Goal: Filter the lines below, copying only those with the string "matplotlib".

— begin Records for this exercise —

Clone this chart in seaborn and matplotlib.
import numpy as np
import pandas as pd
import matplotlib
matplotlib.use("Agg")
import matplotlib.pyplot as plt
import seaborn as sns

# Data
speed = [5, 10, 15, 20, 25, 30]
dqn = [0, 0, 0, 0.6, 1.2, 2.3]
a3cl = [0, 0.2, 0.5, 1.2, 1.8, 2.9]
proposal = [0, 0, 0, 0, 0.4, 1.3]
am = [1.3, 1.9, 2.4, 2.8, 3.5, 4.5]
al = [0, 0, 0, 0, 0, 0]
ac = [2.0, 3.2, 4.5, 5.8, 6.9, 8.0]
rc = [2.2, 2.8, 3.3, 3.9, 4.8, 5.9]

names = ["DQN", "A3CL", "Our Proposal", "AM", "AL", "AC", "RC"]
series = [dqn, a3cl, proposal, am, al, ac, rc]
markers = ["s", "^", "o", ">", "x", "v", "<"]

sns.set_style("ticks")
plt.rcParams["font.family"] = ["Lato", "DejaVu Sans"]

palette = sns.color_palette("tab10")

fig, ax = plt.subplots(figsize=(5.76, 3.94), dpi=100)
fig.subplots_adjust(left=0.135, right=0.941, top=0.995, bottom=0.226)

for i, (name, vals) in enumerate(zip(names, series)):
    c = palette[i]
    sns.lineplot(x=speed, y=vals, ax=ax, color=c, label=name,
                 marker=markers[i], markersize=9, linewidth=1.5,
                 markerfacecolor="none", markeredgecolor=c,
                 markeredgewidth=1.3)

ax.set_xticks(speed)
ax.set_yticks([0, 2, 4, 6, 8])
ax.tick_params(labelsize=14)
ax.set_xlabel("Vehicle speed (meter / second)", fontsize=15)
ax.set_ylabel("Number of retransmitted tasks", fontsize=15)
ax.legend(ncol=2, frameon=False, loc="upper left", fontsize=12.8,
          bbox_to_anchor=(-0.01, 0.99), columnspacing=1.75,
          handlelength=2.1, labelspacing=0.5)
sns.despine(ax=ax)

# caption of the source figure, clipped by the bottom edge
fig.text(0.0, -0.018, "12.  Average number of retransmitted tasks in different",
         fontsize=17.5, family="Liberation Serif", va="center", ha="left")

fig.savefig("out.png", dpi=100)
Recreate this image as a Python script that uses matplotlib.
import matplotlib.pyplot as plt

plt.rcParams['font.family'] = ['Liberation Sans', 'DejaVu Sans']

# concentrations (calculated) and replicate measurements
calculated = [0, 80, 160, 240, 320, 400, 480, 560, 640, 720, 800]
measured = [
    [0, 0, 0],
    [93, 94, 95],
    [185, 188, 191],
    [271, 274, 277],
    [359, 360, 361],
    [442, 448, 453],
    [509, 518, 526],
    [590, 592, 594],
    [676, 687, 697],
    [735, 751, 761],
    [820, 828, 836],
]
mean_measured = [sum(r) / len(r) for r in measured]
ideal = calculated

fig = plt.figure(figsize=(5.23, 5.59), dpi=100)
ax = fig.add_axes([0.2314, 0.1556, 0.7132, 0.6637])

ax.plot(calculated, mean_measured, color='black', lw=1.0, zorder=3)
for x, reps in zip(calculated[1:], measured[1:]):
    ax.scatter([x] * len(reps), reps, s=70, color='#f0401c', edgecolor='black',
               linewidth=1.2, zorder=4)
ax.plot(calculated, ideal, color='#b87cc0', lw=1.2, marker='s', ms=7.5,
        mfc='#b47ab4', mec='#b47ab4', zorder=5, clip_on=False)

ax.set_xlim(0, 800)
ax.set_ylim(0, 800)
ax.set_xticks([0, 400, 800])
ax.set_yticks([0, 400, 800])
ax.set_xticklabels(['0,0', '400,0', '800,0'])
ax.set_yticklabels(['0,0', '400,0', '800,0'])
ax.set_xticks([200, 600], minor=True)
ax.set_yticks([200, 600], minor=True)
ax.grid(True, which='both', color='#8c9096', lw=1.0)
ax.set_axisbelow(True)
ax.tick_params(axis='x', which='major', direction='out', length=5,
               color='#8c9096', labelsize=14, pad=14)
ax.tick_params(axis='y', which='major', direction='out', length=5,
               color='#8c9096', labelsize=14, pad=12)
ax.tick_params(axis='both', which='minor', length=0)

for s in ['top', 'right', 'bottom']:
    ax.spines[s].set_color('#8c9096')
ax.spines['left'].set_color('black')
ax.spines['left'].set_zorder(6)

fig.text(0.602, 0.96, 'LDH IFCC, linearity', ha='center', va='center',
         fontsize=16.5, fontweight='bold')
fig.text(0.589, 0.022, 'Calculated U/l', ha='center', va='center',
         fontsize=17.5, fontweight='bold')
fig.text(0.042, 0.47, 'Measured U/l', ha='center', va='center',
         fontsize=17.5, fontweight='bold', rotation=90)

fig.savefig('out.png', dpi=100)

— end Records for this exercise —

Output for this task:
Clone this chart in seaborn and matplotlib.
import matplotlib
matplotlib.use("Agg")
import matplotlib.pyplot as plt
Recreate this image as a Python script that uses matplotlib.
import matplotlib.pyplot as plt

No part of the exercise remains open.